:: Goal of the exercise ::
Nothing but the lines from the line with "Reproduce this chart with Plotly." to the line with "0.480, 0.363, 0.263, 0.180, 0.113, 0.065, 0.052]", both included, is to be repeated, and those exactly. Leave out the pictures.

[Records from a data source]
━━━━━━━━━━━━━━━━━━━━━━━━━━━━━━

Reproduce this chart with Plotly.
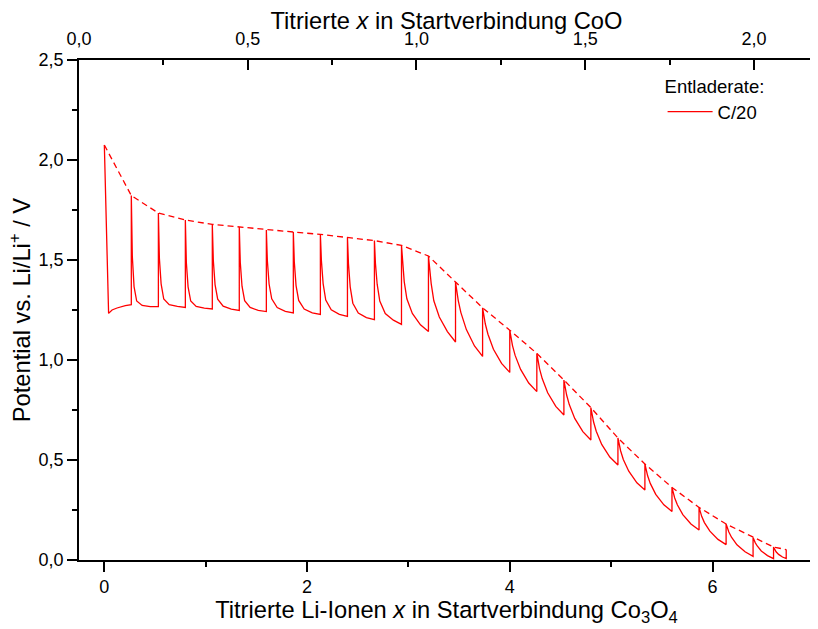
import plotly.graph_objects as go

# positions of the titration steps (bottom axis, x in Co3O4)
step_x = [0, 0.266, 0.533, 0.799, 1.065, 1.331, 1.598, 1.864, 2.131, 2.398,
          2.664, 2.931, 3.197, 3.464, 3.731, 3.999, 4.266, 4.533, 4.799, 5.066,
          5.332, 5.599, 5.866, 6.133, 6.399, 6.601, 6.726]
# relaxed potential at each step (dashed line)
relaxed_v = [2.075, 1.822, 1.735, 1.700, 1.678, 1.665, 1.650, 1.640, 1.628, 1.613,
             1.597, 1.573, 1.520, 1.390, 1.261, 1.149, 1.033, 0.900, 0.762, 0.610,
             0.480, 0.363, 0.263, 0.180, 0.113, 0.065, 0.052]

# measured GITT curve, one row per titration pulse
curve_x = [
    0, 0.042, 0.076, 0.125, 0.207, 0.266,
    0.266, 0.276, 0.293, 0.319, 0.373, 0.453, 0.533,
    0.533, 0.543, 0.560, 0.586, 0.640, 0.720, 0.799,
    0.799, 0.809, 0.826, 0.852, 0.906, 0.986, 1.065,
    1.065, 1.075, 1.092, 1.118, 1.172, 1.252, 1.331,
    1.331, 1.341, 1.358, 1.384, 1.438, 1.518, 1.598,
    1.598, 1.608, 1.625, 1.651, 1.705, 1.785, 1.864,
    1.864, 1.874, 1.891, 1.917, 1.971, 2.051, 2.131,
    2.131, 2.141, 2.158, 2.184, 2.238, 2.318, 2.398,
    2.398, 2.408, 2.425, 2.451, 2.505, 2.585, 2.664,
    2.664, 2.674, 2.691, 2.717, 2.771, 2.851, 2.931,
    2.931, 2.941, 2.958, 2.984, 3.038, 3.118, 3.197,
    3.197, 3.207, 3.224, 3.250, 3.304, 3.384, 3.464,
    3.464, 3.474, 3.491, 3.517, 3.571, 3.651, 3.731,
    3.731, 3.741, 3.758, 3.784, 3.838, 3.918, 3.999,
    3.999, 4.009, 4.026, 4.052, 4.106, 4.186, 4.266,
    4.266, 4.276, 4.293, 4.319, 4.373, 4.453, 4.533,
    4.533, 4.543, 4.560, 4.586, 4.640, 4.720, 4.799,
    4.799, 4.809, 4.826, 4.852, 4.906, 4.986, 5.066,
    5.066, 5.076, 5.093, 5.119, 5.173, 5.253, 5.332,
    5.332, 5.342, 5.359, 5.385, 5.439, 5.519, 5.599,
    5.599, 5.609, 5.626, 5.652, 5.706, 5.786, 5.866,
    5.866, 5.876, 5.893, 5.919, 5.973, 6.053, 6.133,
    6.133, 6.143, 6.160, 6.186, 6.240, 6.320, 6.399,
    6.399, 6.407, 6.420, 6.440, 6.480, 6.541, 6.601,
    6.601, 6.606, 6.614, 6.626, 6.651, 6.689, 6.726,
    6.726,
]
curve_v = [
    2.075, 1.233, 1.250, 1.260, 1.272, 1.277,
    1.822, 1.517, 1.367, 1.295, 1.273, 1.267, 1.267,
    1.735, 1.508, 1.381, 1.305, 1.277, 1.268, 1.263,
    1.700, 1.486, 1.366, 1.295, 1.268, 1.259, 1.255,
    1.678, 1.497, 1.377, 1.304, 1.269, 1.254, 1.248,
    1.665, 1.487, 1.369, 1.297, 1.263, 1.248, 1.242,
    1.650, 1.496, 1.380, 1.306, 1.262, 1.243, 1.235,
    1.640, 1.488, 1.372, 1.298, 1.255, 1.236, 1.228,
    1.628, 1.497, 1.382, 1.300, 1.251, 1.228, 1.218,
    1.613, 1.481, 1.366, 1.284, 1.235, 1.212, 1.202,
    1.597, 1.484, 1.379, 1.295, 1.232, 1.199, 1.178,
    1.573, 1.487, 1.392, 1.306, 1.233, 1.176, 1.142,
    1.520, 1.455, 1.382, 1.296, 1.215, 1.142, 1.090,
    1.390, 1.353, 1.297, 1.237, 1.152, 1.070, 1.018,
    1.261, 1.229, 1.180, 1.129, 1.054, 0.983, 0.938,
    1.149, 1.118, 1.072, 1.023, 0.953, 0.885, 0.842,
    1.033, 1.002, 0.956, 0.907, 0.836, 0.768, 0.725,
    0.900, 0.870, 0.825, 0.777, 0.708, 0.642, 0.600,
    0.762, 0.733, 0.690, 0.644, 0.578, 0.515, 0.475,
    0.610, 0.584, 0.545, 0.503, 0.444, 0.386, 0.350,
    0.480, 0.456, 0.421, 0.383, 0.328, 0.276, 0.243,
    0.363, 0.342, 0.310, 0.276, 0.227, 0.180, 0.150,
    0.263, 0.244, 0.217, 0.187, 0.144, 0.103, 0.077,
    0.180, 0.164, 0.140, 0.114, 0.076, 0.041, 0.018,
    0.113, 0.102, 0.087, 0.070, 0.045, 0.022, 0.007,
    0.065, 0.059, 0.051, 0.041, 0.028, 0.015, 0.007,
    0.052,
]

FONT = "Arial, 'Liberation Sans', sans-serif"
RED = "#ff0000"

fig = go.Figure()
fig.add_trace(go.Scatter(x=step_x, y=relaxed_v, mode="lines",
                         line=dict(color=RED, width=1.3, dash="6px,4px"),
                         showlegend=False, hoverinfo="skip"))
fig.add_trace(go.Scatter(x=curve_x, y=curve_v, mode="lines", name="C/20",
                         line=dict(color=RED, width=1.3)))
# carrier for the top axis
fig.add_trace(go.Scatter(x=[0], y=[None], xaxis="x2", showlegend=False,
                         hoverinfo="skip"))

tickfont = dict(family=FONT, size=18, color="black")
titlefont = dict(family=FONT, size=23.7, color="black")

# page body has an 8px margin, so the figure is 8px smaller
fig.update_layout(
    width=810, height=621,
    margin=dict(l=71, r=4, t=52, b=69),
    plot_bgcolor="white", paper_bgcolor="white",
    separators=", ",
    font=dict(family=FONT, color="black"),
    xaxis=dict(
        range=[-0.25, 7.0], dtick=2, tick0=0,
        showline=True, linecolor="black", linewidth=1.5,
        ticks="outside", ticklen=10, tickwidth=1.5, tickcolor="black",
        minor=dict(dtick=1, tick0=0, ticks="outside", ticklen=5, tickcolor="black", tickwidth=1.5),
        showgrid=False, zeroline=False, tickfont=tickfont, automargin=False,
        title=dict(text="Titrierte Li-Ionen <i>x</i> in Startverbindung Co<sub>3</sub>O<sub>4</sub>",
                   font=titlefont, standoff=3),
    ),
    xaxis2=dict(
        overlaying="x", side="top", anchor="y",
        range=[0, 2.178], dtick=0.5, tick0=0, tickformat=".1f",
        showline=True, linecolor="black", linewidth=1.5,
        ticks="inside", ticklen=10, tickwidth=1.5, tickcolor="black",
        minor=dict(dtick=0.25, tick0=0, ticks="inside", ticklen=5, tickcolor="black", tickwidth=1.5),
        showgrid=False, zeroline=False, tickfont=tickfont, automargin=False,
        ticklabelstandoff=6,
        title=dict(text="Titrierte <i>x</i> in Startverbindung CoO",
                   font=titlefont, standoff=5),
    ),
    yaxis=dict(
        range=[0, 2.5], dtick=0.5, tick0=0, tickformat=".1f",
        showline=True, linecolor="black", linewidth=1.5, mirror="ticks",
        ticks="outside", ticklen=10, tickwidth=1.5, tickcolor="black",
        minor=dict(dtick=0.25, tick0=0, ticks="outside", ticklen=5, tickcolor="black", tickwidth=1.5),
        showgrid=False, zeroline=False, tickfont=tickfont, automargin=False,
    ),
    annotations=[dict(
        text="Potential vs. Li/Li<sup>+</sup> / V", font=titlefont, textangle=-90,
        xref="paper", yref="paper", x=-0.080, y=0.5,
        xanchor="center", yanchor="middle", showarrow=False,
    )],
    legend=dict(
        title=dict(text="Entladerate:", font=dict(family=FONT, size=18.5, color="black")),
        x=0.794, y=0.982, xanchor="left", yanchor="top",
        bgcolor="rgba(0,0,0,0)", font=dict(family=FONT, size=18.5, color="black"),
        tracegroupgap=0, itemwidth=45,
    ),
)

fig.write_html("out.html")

━━━━━━━━━━━━━━━━━━━━━━━━━━━━━━

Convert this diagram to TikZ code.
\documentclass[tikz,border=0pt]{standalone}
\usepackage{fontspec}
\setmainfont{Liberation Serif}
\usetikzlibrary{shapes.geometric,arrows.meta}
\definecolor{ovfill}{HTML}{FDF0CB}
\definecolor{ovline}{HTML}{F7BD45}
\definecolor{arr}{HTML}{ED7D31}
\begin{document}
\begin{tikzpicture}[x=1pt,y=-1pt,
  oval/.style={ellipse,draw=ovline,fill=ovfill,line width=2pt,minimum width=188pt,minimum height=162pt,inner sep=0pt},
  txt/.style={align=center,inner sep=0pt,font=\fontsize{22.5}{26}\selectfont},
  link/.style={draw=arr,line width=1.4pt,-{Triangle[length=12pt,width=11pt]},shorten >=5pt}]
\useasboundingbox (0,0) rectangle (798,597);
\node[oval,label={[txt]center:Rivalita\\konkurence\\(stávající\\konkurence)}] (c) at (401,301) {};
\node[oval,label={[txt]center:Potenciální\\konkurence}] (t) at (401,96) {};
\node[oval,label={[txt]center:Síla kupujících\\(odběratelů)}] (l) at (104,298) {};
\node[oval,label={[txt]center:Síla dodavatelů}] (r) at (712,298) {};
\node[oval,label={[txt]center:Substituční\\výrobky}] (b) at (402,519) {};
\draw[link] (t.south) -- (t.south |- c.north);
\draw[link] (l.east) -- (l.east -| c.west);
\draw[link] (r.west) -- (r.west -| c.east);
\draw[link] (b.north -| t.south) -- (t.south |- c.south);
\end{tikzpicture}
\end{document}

━━━━━━━━━━━━━━━━━━━━━━━━━━━━━━

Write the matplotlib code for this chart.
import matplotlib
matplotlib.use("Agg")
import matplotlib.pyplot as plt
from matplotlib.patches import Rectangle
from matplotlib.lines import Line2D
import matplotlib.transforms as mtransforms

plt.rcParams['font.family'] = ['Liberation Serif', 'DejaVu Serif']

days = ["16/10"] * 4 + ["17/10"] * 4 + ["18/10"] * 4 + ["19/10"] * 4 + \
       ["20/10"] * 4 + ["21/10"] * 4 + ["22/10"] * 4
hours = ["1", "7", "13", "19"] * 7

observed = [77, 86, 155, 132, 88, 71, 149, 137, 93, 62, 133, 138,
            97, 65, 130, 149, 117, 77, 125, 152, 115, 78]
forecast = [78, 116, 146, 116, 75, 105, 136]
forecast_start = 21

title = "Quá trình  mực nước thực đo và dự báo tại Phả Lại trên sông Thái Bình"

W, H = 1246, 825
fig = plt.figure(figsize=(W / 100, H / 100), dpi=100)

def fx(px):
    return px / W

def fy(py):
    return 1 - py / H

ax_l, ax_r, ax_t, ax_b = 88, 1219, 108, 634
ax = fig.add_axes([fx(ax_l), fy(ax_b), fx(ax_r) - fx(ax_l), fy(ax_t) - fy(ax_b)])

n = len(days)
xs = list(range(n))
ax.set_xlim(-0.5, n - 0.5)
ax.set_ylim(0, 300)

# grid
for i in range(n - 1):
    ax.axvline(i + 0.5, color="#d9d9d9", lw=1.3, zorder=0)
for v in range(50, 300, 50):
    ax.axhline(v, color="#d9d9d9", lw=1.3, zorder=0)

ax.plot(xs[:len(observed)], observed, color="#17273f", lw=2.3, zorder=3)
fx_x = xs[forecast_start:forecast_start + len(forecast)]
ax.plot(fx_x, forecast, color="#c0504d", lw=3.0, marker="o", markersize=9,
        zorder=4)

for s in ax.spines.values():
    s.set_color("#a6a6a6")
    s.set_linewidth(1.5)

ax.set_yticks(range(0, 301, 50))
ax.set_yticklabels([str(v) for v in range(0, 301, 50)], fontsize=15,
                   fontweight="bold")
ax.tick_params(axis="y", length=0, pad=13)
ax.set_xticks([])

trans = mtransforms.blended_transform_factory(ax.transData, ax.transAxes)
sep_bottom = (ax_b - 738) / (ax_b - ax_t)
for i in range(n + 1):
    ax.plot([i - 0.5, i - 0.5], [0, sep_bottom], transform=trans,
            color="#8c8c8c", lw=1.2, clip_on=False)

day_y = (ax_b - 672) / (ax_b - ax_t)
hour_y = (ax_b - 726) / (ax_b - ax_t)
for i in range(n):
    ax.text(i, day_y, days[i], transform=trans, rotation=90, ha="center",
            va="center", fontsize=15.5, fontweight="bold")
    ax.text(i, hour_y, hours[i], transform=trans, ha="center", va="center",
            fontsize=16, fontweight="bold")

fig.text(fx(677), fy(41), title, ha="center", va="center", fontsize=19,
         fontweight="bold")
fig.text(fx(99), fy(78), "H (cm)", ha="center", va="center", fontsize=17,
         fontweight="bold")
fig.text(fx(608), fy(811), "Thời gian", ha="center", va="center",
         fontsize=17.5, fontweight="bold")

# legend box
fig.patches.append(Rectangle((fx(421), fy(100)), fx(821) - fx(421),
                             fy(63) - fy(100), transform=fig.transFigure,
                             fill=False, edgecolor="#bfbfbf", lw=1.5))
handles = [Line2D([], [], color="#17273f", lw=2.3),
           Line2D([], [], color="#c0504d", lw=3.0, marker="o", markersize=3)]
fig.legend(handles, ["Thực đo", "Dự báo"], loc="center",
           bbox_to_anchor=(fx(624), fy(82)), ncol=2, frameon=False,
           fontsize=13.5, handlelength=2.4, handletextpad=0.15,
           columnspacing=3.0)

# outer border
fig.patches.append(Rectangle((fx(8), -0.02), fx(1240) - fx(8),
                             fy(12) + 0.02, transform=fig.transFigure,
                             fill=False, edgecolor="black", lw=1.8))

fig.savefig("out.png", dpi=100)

━━━━━━━━━━━━━━━━━━━━━━━━━━━━━━

:: Reply to the task ::
Reproduce this chart with Plotly.
import plotly.graph_objects as go

# positions of the titration steps (bottom axis, x in Co3O4)
step_x = [0, 0.266, 0.533, 0.799, 1.065, 1.331, 1.598, 1.864, 2.131, 2.398,
          2.664, 2.931, 3.197, 3.464, 3.731, 3.999, 4.266, 4.533, 4.799, 5.066,
          5.332, 5.599, 5.866, 6.133, 6.399, 6.601, 6.726]
# relaxed potential at each step (dashed line)
relaxed_v = [2.075, 1.822, 1.735, 1.700, 1.678, 1.665, 1.650, 1.640, 1.628, 1.613,
             1.597, 1.573, 1.520, 1.390, 1.261, 1.149, 1.033, 0.900, 0.762, 0.610,
             0.480, 0.363, 0.263, 0.180, 0.113, 0.065, 0.052]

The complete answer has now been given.